Skip every image and restate the data word for word.

**RECORD EXTRACTS**
⟨

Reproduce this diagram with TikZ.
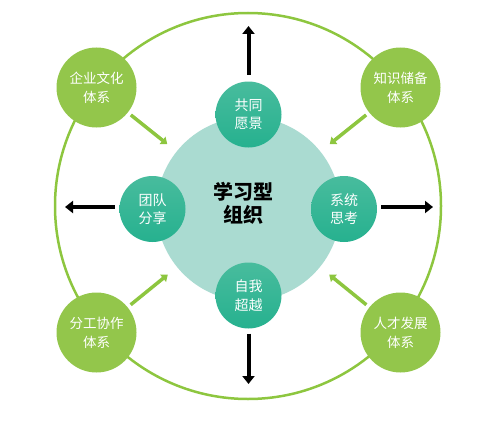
\documentclass[tikz,border=0pt]{standalone}
\usepackage{fontspec}
\newfontfamily\cjk{Noto Sans CJK SC}
\usetikzlibrary{arrows.meta}
\definecolor{ringgreen}{RGB}{141,198,63}
\definecolor{ballgreen}{RGB}{147,198,75}
\definecolor{paleteal}{RGB}{170,219,209}
\definecolor{tealtop}{RGB}{72,188,157}
\definecolor{tealbot}{RGB}{38,177,143}
\tikzset{
  ring/.style={circle, draw=ringgreen, line width=2.5pt, minimum size=386pt, inner sep=0pt},
  core/.style={circle, fill=paleteal, minimum size=184pt, inner sep=0pt, outer sep=0pt},
  petal/.style={circle, top color=tealtop, bottom color=tealbot, minimum size=66pt, inner sep=0pt, outer sep=0pt,
    text=white, align=center, font=\cjk\fontsize{14}{18.5}\selectfont},
  pillar/.style={circle, fill=ballgreen, minimum size=80pt, inner sep=0pt, outer sep=0pt,
    text=white, align=center, font=\cjk\fontsize{13.5}{19}\selectfont},
  title/.style={align=center, text=black, font=\cjk\bfseries\fontsize{20}{23}\selectfont},
  outarrow/.style={draw=black, line width=4pt, -{Triangle[length=8pt,width=12pt]}},
  inarrow/.style={draw=ringgreen, line width=3.5pt, -{Triangle[length=6pt,width=9pt]}}
}
\begin{document}
\begin{tikzpicture}[x=1pt,y=-1pt]
\useasboundingbox (0,0) rectangle (500,420);
\node[ring] (outer) at (248,206) {};
\node[core] (core) at (248.5,209) {};
\node[title] (t) at (243,203) {学习型\\组织};
\node[petal] (top) at (248.5,114.5) {共同\\愿景};
\node[petal] (bot) at (248.5,295.5) {自我\\超越};
\node[petal] (lft) at (152.5,209) {团队\\分享};
\node[petal] (rgt) at (344,209) {系统\\思考};
\node[pillar] (tl) at (96.5,87.5) {企业文化\\体系};
\node[pillar] (tr) at (400.5,87.5) {知识储备\\体系};
\node[pillar] (bl) at (96.5,332.5) {分工协作\\体系};
\node[pillar] (br) at (400.5,332.5) {人才发展\\体系};
\coordinate (topend) at (248.5,26);
\coordinate (botend) at (248.5,384);
\coordinate (lftend) at (65,207);
\coordinate (rgtend) at (433,207);
\draw[outarrow, shorten <=7pt] (top) -- (topend);
\draw[outarrow, shorten <=5pt] (bot) -- (botend);
\draw[outarrow, shorten <=5pt] (lft.west |- lftend) -- (lftend);
\draw[outarrow, shorten <=4pt] (rgt.east |- rgtend) -- (rgtend);
\draw[inarrow, shorten <=4pt, shorten >=12pt] (tl) -- (core);
\draw[inarrow, shorten <=4pt, shorten >=12pt] (tr) -- (core);
\draw[inarrow, shorten <=4pt, shorten >=12pt] (bl) -- (core);
\draw[inarrow, shorten <=4pt, shorten >=12pt] (br) -- (core);
\end{tikzpicture}
\end{document}
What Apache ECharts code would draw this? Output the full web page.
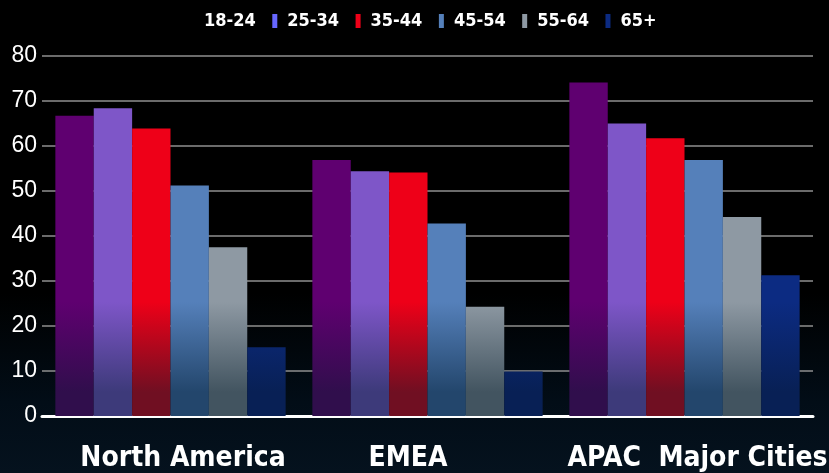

⟩

**COMPLETED TASK**
Reproduce this diagram with TikZ.
\documentclass[tikz,border=0pt]{standalone}
\usepackage{fontspec}
\newfontfamily\cjk{Noto Sans CJK SC}
\usetikzlibrary{arrows.meta}
\definecolor{ringgreen}{RGB}{141,198,63}
\definecolor{ballgreen}{RGB}{147,198,75}
\definecolor{paleteal}{RGB}{170,219,209}
\definecolor{tealtop}{RGB}{72,188,157}
\definecolor{tealbot}{RGB}{38,177,143}
\tikzset{
  ring/.style={circle, draw=ringgreen, line width=2.5pt, minimum size=386pt, inner sep=0pt},
  core/.style={circle, fill=paleteal, minimum size=184pt, inner sep=0pt, outer sep=0pt},
  petal/.style={circle, top color=tealtop, bottom color=tealbot, minimum size=66pt, inner sep=0pt, outer sep=0pt,
    text=white, align=center, font=\cjk\fontsize{14}{18.5}\selectfont},
  pillar/.style={circle, fill=ballgreen, minimum size=80pt, inner sep=0pt, outer sep=0pt,
    text=white, align=center, font=\cjk\fontsize{13.5}{19}\selectfont},
  title/.style={align=center, text=black, font=\cjk\bfseries\fontsize{20}{23}\selectfont},
  outarrow/.style={draw=black, line width=4pt, -{Triangle[length=8pt,width=12pt]}},
  inarrow/.style={draw=ringgreen, line width=3.5pt, -{Triangle[length=6pt,width=9pt]}}
}
\begin{document}
\begin{tikzpicture}[x=1pt,y=-1pt]
\useasboundingbox (0,0) rectangle (500,420);
\node[ring] (outer) at (248,206) {};
\node[core] (core) at (248.5,209) {};
\node[title] (t) at (243,203) {学习型\\组织};
\node[petal] (top) at (248.5,114.5) {共同\\愿景};
\node[petal] (bot) at (248.5,295.5) {自我\\超越};
\node[petal] (lft) at (152.5,209) {团队\\分享};
\node[petal] (rgt) at (344,209) {系统\\思考};
\node[pillar] (tl) at (96.5,87.5) {企业文化\\体系};
\node[pillar] (tr) at (400.5,87.5) {知识储备\\体系};
\node[pillar] (bl) at (96.5,332.5) {分工协作\\体系};
\node[pillar] (br) at (400.5,332.5) {人才发展\\体系};
\coordinate (topend) at (248.5,26);
\coordinate (botend) at (248.5,384);
\coordinate (lftend) at (65,207);
\coordinate (rgtend) at (433,207);
\draw[outarrow, shorten <=7pt] (top) -- (topend);
\draw[outarrow, shorten <=5pt] (bot) -- (botend);
\draw[outarrow, shorten <=5pt] (lft.west |- lftend) -- (lftend);
\draw[outarrow, shorten <=4pt] (rgt.east |- rgtend) -- (rgtend);
\draw[inarrow, shorten <=4pt, shorten >=12pt] (tl) -- (core);
\draw[inarrow, shorten <=4pt, shorten >=12pt] (tr) -- (core);
\draw[inarrow, shorten <=4pt, shorten >=12pt] (bl) -- (core);
\draw[inarrow, shorten <=4pt, shorten >=12pt] (br) -- (core);
\end{tikzpicture}
\end{document}
What Apache ECharts code would draw this? Output the full web page.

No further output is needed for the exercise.